Poi c’è la Malesia, che già nel 2015 aveva cambiato l’esito di un mondiale. E, in seguito, Valencia. Al netto del fatto che per Marc Marquez “aiutare” significherebbe provare a far arrivare secondo qualcun altro, perché il primo posto sceglierà sempre di tenerlo per sé, ci sarebbero diverse considerazioni da fare.
In termini aziendali è la decisione giusta: un titolo mondiale vinto dalla coppia Martín/Pramac, entrambi cacciati dalla Ducati, sarebbe l’errore più grosso di un costruttore dai tempi in cui la Honda mandò via Valentino Rossi convinta che il mezzo sarebbe stato comunque superiore all’uomo. Valentino passò alla Yamaha e vinse anche con quella, a ripetizione. L’anno prossimo invece, potremmo vedere il campione del mondo sull’Aprilia e il Team che l’ha fatto arrivare lì con una Yamaha. Una stortura che fa imbestialire gli investitori Ducati in MotoGP e sorridere tutti gli altri.
Chi finanzia Ducati Corse deve aver capito, in questi anni, che così sono le corse. Che sono dominate dall’uomo sulla macchina e che l’uomo, tanto nel caso di Gigi Dall’Igna che in quello di Marc Marquez, scommette sempre su sé stesso.
Per Dall’Igna il mondiale a Pramac non è un dramma, per Marc Marquez nemmeno
Il motociclismo è dominato dall’uomo. E l’uomo, nel caso di Gigi Dall’Igna, vuole vedere il suo lavoro imporsi e trionfare su tutto il resto. Il Direttore Generale di Ducati Corse può dire di aver vinto due titoli consecutivi, e in contemporanea, tra MotoGP e Superbike. Può dire di aver riportato un fuoriclasse come Marc Marquez a vincere. E può dire, se il mondiale 2024 dovesse finire nelle mani di Jorge Martín, di aver costruito un mezzo tecnico così superiore - e così apprezzabile per i clienti - da garantire il successo anche a una squadra privata. Il grand chelem dell’ingegneria, roba mai fatta da nessuno.
Per Marc Marquez il discorso è ancora più semplice. Quando lo spagnolo è stato scelto per prendere il posto di Enea Bastianini in Ducati, la squadra si è spaccata in due. Paolo Ciabatti, ex Direttore Sportivo Ducati Corse e ora responsabile del progetto motocross, ha addirittura abbandonato il progetto. Ora, se Marc Marquez dovesse trovarsi dall’altro lato del box un quattro volte campione del mondo - che tre titoli li ha vinti in fila - si troverebbe in qualche modo costretto a dimostrare la sua utilità: vinciamo da tre anni di fila, non ci servi tu per farlo ancora. Discorso diverso, chiaramente, se Pecco Bagnaia e Ducati ne uscissero con le ossa rotte: tranquilli, ora sistemo tutto io che di mondiali ne ho già vinti otto. Marquez, se dovesse vincere Martín, entrerebbe in Ducati come il nuovo salvatore, cosa che gli farebbe certamente piacere.

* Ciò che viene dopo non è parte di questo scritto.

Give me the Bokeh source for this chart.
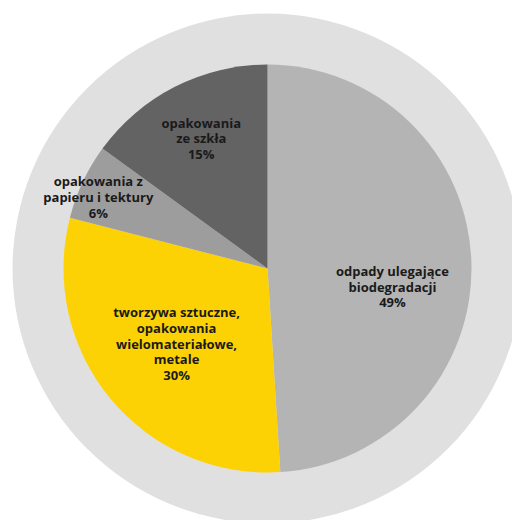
import math
from bokeh.plotting import figure
from bokeh.models import ColumnDataSource, Range1d
from bokeh.core.properties import value
from bokeh.embed import file_html
from bokeh.resources import INLINE

# ---- data ----
categories = [
    "odpady ulegające\nbiodegradacji",
    "tworzywa sztuczne,\nopakowania\nwielomateriałowe,\nmetale",
    "opakowania z\npapieru i tektury",
    "opakowania\nze szkła",
]
shares = [49, 30, 6, 15]
colors = ["#b4b4b4", "#fdd205", "#9d9d9d", "#636363"]

# ---- layout / style ----
W, H = 512, 520
CX, CY = 267, 252
R_PIE = 204
R_BG = 255
label_r = [125, 118, 187, 146]
label_dy = [-22, 0, -8, 0]

total = float(sum(shares))
starts, ends, lx, ly, texts = [], [], [], [], []
cum = 0.0
for i, s in enumerate(shares):
    a0 = cum / total
    cum += s
    a1 = cum / total
    starts.append(math.pi / 2 - 2 * math.pi * a0)
    ends.append(math.pi / 2 - 2 * math.pi * a1)
    mid = 2 * math.pi * (a0 + a1) / 2
    lx.append(CX + label_r[i] * math.sin(mid))
    ly.append(CY + label_r[i] * math.cos(mid) + label_dy[i])
    texts.append(f"{categories[i]}\n{s}%")

src = ColumnDataSource(dict(
    x=[CX] * len(shares), y=[CY] * len(shares),
    start=starts, end=ends, color=colors,
    lx=lx, ly=ly, text=texts,
))

p = figure(width=W, height=H, output_backend="svg", toolbar_location=None,
           x_range=Range1d(0, W), y_range=Range1d(0, H), min_border=0)
p.axis.visible = False
p.grid.visible = False
p.outline_line_color = None
p.background_fill_color = "white"
p.border_fill_color = "white"

p.circle(x=[CX], y=[CY], radius=R_BG, fill_color="#e0e0e0", line_color=None)
p.wedge(x="x", y="y", radius=R_PIE, start_angle="start", end_angle="end",
        direction="clock", fill_color="color", line_color=None, source=src)
p.text(x="lx", y="ly", text="text", source=src,
       text_font=value("Open Sans"), text_font_style="bold",
       text_font_size="13px", text_align="center", text_baseline="middle",
       text_color="#1a1a1a", text_line_height=0.87)

open("out.html", "w").write(file_html(p, INLINE))
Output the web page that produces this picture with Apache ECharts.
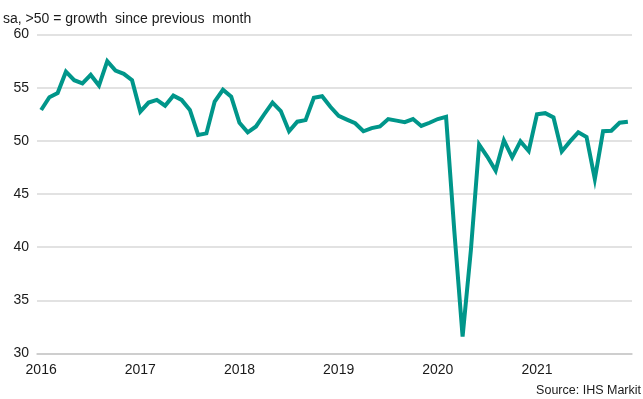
<!DOCTYPE html>
<html>
<head>
<meta charset="utf-8">
<style>
  html, body { margin: 0; padding: 0; background: #ffffff; }
  #chart { width: 643px; height: 399px; }
</style>
<script src="https://cdn.jsdelivr.net/npm/echarts@6/dist/echarts.min.js"></script>
</head>
<body>
<div id="chart"></div>
<script>
// Monthly categories, January 2016 to December 2021
const years = [2016, 2017, 2018, 2019, 2020, 2021];
const months = [];
years.forEach(function (y) {
  for (let m = 1; m <= 12; m++) months.push(y + '-' + (m < 10 ? '0' + m : m));
});

// Index readings, seasonally adjusted (>50 = growth since previous month)
const index2016 = [52.9, 54.1, 54.5, 56.5, 55.7, 55.4, 56.2, 55.2, 57.5, 56.6, 56.3, 55.7];
const index2017 = [52.75, 53.6, 53.85, 53.3, 54.25, 53.85, 52.9, 50.55, 50.7, 53.7, 54.8, 54.15];
const index2018 = [51.7, 50.8, 51.35, 52.5, 53.6, 52.8, 50.9, 51.8, 51.95, 54.05, 54.2, 53.2];
const index2019 = [52.35, 52.0, 51.65, 50.9, 51.2, 51.35, 52.05, 51.9, 51.75, 52.05, 51.4, 51.7];
const index2020 = [52.05, 52.25, 41.5, 31.6, 39.7, 49.65, 48.5, 47.2, 50.05, 48.45, 49.95, 49.05];
const index2021 = [52.5, 52.6, 52.2, 49.0, 49.95, 50.8, 50.35, 46.4, 50.9, 50.95, 51.7, 51.8];
const indexValues = [].concat(index2016, index2017, index2018, index2019, index2020, index2021);

const subtitleText = 'sa, >50 = growth  since previous  month';
const sourceText = 'Source: IHS Markit';

const chart = echarts.init(document.getElementById('chart'), null, { renderer: 'canvas' });
const textFont = 'Liberation Sans, Arial, sans-serif';

chart.setOption({
  animation: false,
  backgroundColor: '#ffffff',
  grid: { left: 37, right: 11, top: 34.5, bottom: 45.5, containLabel: false },
  graphic: [
    {
      type: 'text', left: 3, top: 12,
      style: { text: subtitleText, font: '14px ' + textFont, fill: '#1a1a1a' }
    },
    {
      type: 'text', right: 2, top: 384,
      style: { text: sourceText, font: '12.5px ' + textFont, fill: '#1a1a1a' }
    }
  ],
  xAxis: {
    type: 'category',
    data: months,
    boundaryGap: true,
    axisLine: { show: true, lineStyle: { color: '#c8c8c8', width: 1.5 } },
    axisTick: { show: false },
    axisLabel: {
      interval: function (idx) { return idx % 12 === 0; },
      formatter: function (v) { return v.slice(0, 4); },
      color: '#1a1a1a', fontSize: 14, fontFamily: textFont, margin: 10
    },
    splitLine: { show: false }
  },
  yAxis: {
    type: 'value',
    min: 30, max: 60, interval: 5,
    axisLine: { show: false },
    axisTick: { show: false },
    axisLabel: { color: '#1a1a1a', fontSize: 14, fontFamily: textFont, margin: 8 },
    splitLine: { show: true, lineStyle: { color: '#d9d9d9', width: 1.5 } }
  },
  series: [{
    type: 'line',
    data: indexValues,
    showSymbol: false,
    symbol: 'none',
    lineStyle: { color: '#00968a', width: 4, join: 'miter' },
    itemStyle: { color: '#00968a' }
  }]
});
</script>
</body>
</html>
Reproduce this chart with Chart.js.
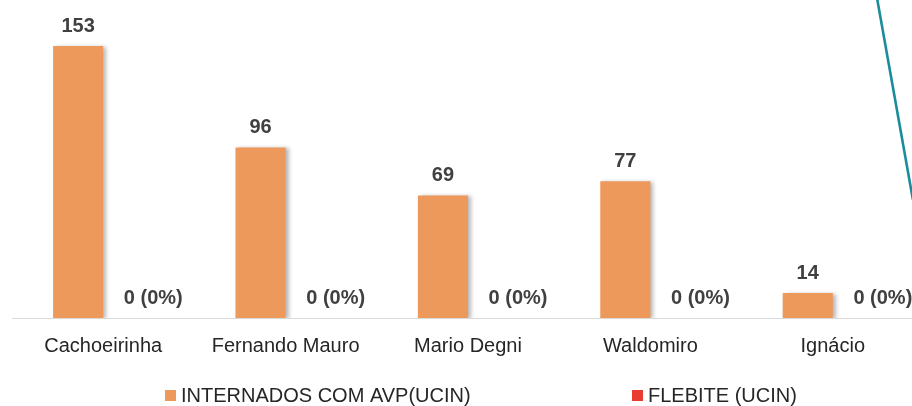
<!DOCTYPE html>
<html>
<head>
<meta charset="utf-8">
<script src="https://cdn.jsdelivr.net/npm/chart.js@4.4.1/dist/chart.umd.min.js"></script>
<style>
  html, body { margin: 0; padding: 0; background: #fff; overflow: hidden; }
  #wrap { position: relative; width: 912px; height: 406px; overflow: hidden; }
  #chart { position: absolute; left: 0; top: 0; }
  #deco { position: absolute; left: 0; top: 0; pointer-events: none; }
</style>
</head>
<body>
<div id="wrap">
  <canvas id="chart" width="930" height="406"></canvas>
  <!-- slide decoration, not chart data -->
  <svg id="deco" width="912" height="406"><line x1="877" y1="-2" x2="913" y2="200" stroke="#1B8C9B" stroke-width="2.6"/></svg>
</div>
<script>
const categories = ["Cachoeirinha", "Fernando Mauro", "Mario Degni", "Waldomiro", "Ignácio"];
const internados = [153, 96, 69, 77, 14];
const flebite = [0, 0, 0, 0, 0];
const flebitePct = ["0%", "0%", "0%", "0%", "0%"];
const seriesNames = ["INTERNADOS COM AVP(UCIN)", "FLEBITE (UCIN)"];
const seriesColors = ["#EE995C", "#EA3B30"];

const FONT = "'Liberation Sans', Arial, sans-serif";

// soft shadow on the bars, like the office chart
const barShadow = {
    id: "barShadow",
    beforeDatasetsDraw(chart) {
        const ctx = chart.ctx;
        ctx.save();
        ctx.shadowColor = "rgba(0,0,0,0.28)";
        ctx.shadowBlur = 4;
        ctx.shadowOffsetX = 3;
        ctx.shadowOffsetY = 1;
    },
    afterDatasetsDraw(chart) {
        chart.ctx.restore();
    }
};

const valueLabels = {
    id: "valueLabels",
    afterDatasetsDraw(chart) {
        const ctx = chart.ctx;
        ctx.save();
        ctx.font = "bold 20px " + FONT;
        ctx.fillStyle = "#404040";
        ctx.textAlign = "center";
        ctx.textBaseline = "alphabetic";
        chart.data.datasets.forEach((ds, i) => {
            const meta = chart.getDatasetMeta(i);
            meta.data.forEach((bar, j) => {
                if (i === 0) {
                    ctx.fillText(String(ds.data[j]), bar.x, bar.y - 14);
                } else {
                    ctx.fillText(ds.data[j] + " (" + flebitePct[j] + ")", bar.x + 25, bar.y - 14);
                }
            });
        });
        ctx.restore();
    }
};

const bottomLegend = {
    id: "bottomLegend",
    afterDraw(chart) {
        const ctx = chart.ctx;
        const spots = [165, 632];
        ctx.save();
        ctx.font = "20px " + FONT;
        ctx.textBaseline = "middle";
        ctx.textAlign = "left";
        chart.data.datasets.forEach((ds, i) => {
            ctx.fillStyle = ds.backgroundColor;
            ctx.fillRect(spots[i], 390, 11, 11);
            ctx.fillStyle = "#262626";
            ctx.fillText(ds.label, spots[i] + 16, 396);
        });
        ctx.restore();
    }
};

new Chart(document.getElementById("chart"), {
    type: "bar",
    data: {
        labels: categories,
        datasets: [
            { label: seriesNames[0], data: internados, backgroundColor: seriesColors[0],
              barPercentage: 1, categoryPercentage: 100 / 182 },
            { label: seriesNames[1], data: flebite, backgroundColor: seriesColors[1],
              barPercentage: 1, categoryPercentage: 100 / 182 }
        ]
    },
    options: {
        responsive: false,
        animation: false,
        layout: { padding: { left: 12, right: 6, top: 7, bottom: 32 } },
        plugins: {
            legend: { display: false },
            tooltip: { enabled: false }
        },
        scales: {
            x: {
                grid: { display: false, drawTicks: false },
                border: { display: true, color: "#D9D9D9", width: 1 },
                ticks: { color: "#262626", font: { family: FONT, size: 20 }, padding: 16,
                         maxRotation: 0, autoSkip: false }
            },
            y: { display: false, min: 0, max: 175 }
        }
    },
    plugins: [barShadow, valueLabels, bottomLegend]
});
</script>
</body>
</html>
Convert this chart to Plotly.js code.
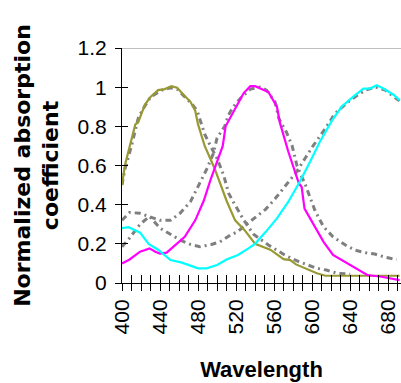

Ecco che sia Dall’Igna che Marquez hanno ragioni sportive, aziendali e personali per ognuna delle due situazioni. E se fossimo in Formula 1, in politica, in un concorso pubblico o in fila alle poste la risposta sarebbe scontata: la legge viene prima delle persone, la legge dice che deve vincere Bagnaia perché in MotoGP c’è la monarchia. Questo però è il motociclismo, un mondo sregolato dominato dalla passione dell’uomo: ognuno alla fine seguirà il cuore, lasciando i carteggi sul tavolino e facendo sì che i piloti possano lottare con tutto quello che hanno per quell’unico posto nella storia.